--- Task to carry out ---
Retype exactly what runs from the first line of the data to the line with "(bordercorner) -- (borderleft);", keeping both of those lines and skipping pictures.
Start of Source data
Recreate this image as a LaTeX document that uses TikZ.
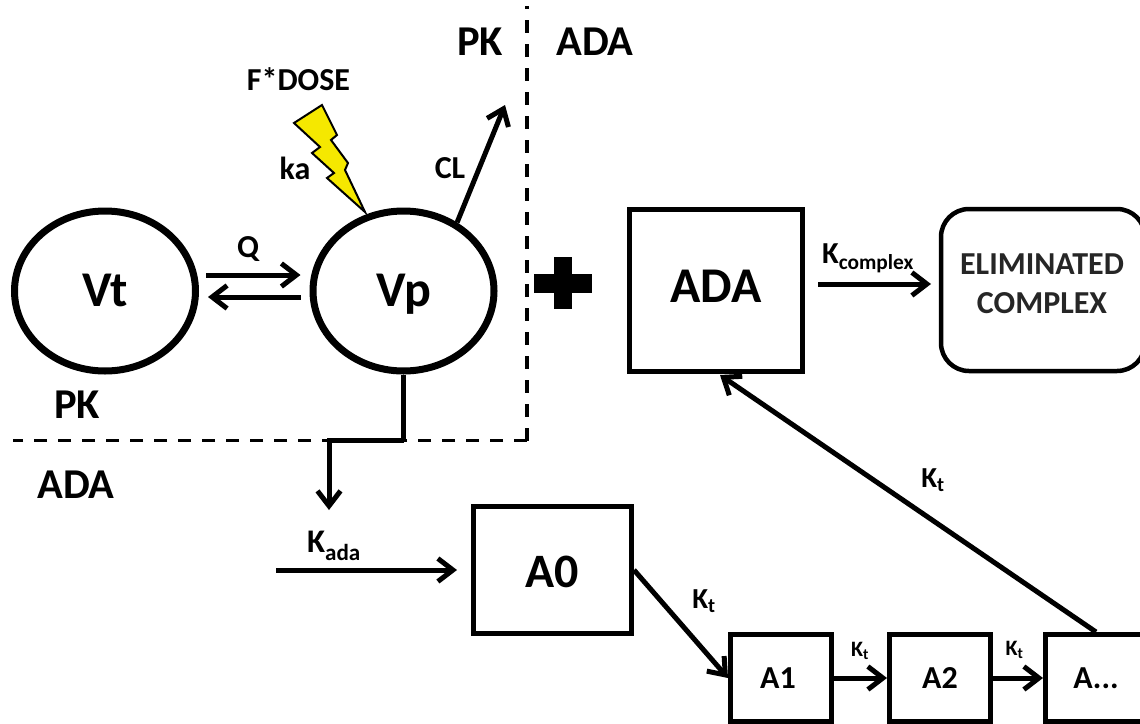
\documentclass[tikz,border=0pt]{standalone}
\usepackage{fontspec}
\setmainfont{Carlito}
\usetikzlibrary{positioning,shapes,arrows.meta}

\definecolor{boltyellow}{RGB}{245,232,0}

\tikzset{
    compart/.style={ellipse, draw, line width=7pt, minimum width=181pt, minimum height=160pt, inner sep=0pt, text height=31pt, text depth=0pt, font=\fontsize{50}{50}\selectfont\bfseries},
    bigbox/.style={rectangle, draw, line width=5pt, inner sep=0pt, font=\fontsize{50}{50}\selectfont\bfseries},
    smallbox/.style={rectangle, draw, line width=5pt, minimum width=101pt, minimum height=87pt, inner sep=0pt, font=\fontsize{32}{32}\selectfont\bfseries},
    flow/.style={-{Straight Barb[length=15pt,width=23pt,line width=5pt]}, line width=5pt},
    lab/.style={inner sep=0pt, font=\fontsize{32}{32}\selectfont\bfseries},
    head/.style={inner sep=0pt, font=\fontsize{42.5}{42.5}\selectfont\bfseries},
    rate/.style={inner sep=0pt, font=\fontsize{29}{29}\selectfont\bfseries},
    ratesmall/.style={inner sep=0pt, font=\fontsize{22}{22}\selectfont\bfseries},
    border/.style={line width=3.4pt, dash pattern=on 13pt off 11pt}
}

\begin{document}
\begin{tikzpicture}[x=1pt, y=-1pt]
        \useasboundingbox (0, 0) rectangle (1140, 723);

        % compartments
        \node[compart] (vt) at (105, 291) {Vt};
        \node[compart] (vp) at (403.5, 291) {Vp};

        % dashed borders
        \coordinate (bordertop) at (527, 6);
        \coordinate (bordercorner) at (527, 440.5);
        \coordinate (borderleft) at (13, 440.5);
        \draw[border] (bordercorner) -- (bordertop);
        \draw[border] (bordercorner) -- (borderleft);

        \node[head] (pkright) at (480, 42) {PK};
        \node[head] (adaright) at (595, 42) {ADA};
        \node[head] (pkleft) at (77, 405) {PK};
        \node[head] (adaleft) at (76, 485) {ADA};

        % dose
        \node[lab] (dose) at (298.5, 79) {F*DOSE};
        \node[lab] (ka) at (295, 168) {ka};
        \node[lab] (cl) at (450, 168) {CL};
        \coordinate (boltend) at (365, 212);
        \draw[fill=boltyellow, line width=2pt] (322, 105) -- (294, 123) -- (320, 147) -- (312, 153) -- (334, 173) -- (327, 178) -- (boltend) -- (345, 170) -- (348, 163) -- (331, 140) -- (337, 135) -- cycle;

        % output
        \coordinate (clout) at (505, 105);
        \draw[flow] (vp.52) -- (clout);

        % exchange
        \draw[flow] ([xshift=7pt,yshift=16pt]vt.east) -- ([xshift=-9pt,yshift=16pt]vp.west);
        \draw[flow] ([xshift=-9pt,yshift=-6pt]vp.west) -- ([xshift=9pt,yshift=-6pt]vt.east);
        \node[lab] (q) at (248, 249) {Q};

        % plus
        \fill (554, 257) rectangle (572, 309);
        \fill (534, 274) rectangle (592, 293);

        % ADA
        \node[bigbox, minimum width=173pt, minimum height=162pt, text height=33pt, text depth=10pt] (ada) at (716, 290.5) {ADA};
        \node[rectangle, draw, line width=4.5pt, rounded corners=28pt, minimum width=204pt, minimum height=162pt, inner sep=0pt] (elim) at (1043, 290) {};
        \node[inner sep=0pt, align=center, font=\fontsize{32}{39}\selectfont\bfseries, text=black!85] (elimlab) at (1042, 284) {ELIMINATED\\COMPLEX};
        \coordinate (elimin) at (931, 284);
        \coordinate (adaout) at (818, 284);
        \draw[flow] (adaout) -- (elimin);
        \node[rate, font=\fontsize{30.5}{30.5}\selectfont\bfseries] (kcomplex) at (868, 258) {K\textsubscript{complex}};

        % transit chain
        \node[bigbox, minimum width=158pt, minimum height=127pt, text height=34pt, text depth=0pt, font=\fontsize{48}{48}\selectfont\bfseries] (a0) at (552.5, 570) {A0};
        \node[smallbox] (a1) at (781, 678) {A1\hspace*{6pt}};
        \node[smallbox] (a2) at (940, 678) {A2};
        \node[smallbox] (a3) at (1096, 678) {A...};

        \coordinate (vpdrop) at (403.5, 440);
        \coordinate (vpturn) at (329, 440);
        \coordinate (kadain) at (329, 510);
        \coordinate (kadastart) at (276, 570);
        \coordinate (kadaend) at (457, 570);
        \draw[line width=4.6pt] (vp.south) -- (vpdrop);
        \draw[flow] (vpdrop) -- (vpturn) -- (kadain);
        \draw[flow] (kadastart) -- (kadaend);
        \node[rate, font=\fontsize{33}{33}\selectfont\bfseries] (kada) at (334, 546) {K\textsubscript{ada}};

        \draw[flow] (a0.east) -- (a1.west);
        \node[rate] (kt0) at (704, 601) {K\textsubscript{t}};
        \draw[flow] (a1) -- (a2);
        \node[ratesmall] (kt1) at (860, 651) {K\textsubscript{t}};
        \draw[flow] (a2) -- (a3);
        \node[ratesmall] (kt2) at (1014.5, 650) {K\textsubscript{t}};
        \coordinate (adain) at (720, 375);
        \draw[flow] (a3.north) -- (adain);
        \node[rate] (kt3) at (933, 480) {K\textsubscript{t}};
\end{tikzpicture}
\end{document}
End of Source data
--- Answer to this task ---
Recreate this image as a LaTeX document that uses TikZ.
\documentclass[tikz,border=0pt]{standalone}
\usepackage{fontspec}
\setmainfont{Carlito}
\usetikzlibrary{positioning,shapes,arrows.meta}

\definecolor{boltyellow}{RGB}{245,232,0}

\tikzset{
    compart/.style={ellipse, draw, line width=7pt, minimum width=181pt, minimum height=160pt, inner sep=0pt, text height=31pt, text depth=0pt, font=\fontsize{50}{50}\selectfont\bfseries},
    bigbox/.style={rectangle, draw, line width=5pt, inner sep=0pt, font=\fontsize{50}{50}\selectfont\bfseries},
    smallbox/.style={rectangle, draw, line width=5pt, minimum width=101pt, minimum height=87pt, inner sep=0pt, font=\fontsize{32}{32}\selectfont\bfseries},
    flow/.style={-{Straight Barb[length=15pt,width=23pt,line width=5pt]}, line width=5pt},
    lab/.style={inner sep=0pt, font=\fontsize{32}{32}\selectfont\bfseries},
    head/.style={inner sep=0pt, font=\fontsize{42.5}{42.5}\selectfont\bfseries},
    rate/.style={inner sep=0pt, font=\fontsize{29}{29}\selectfont\bfseries},
    ratesmall/.style={inner sep=0pt, font=\fontsize{22}{22}\selectfont\bfseries},
    border/.style={line width=3.4pt, dash pattern=on 13pt off 11pt}
}

\begin{document}
\begin{tikzpicture}[x=1pt, y=-1pt]
        \useasboundingbox (0, 0) rectangle (1140, 723);

        % compartments
        \node[compart] (vt) at (105, 291) {Vt};
        \node[compart] (vp) at (403.5, 291) {Vp};

        % dashed borders
        \coordinate (bordertop) at (527, 6);
        \coordinate (bordercorner) at (527, 440.5);
        \coordinate (borderleft) at (13, 440.5);
        \draw[border] (bordercorner) -- (bordertop);
        \draw[border] (bordercorner) -- (borderleft);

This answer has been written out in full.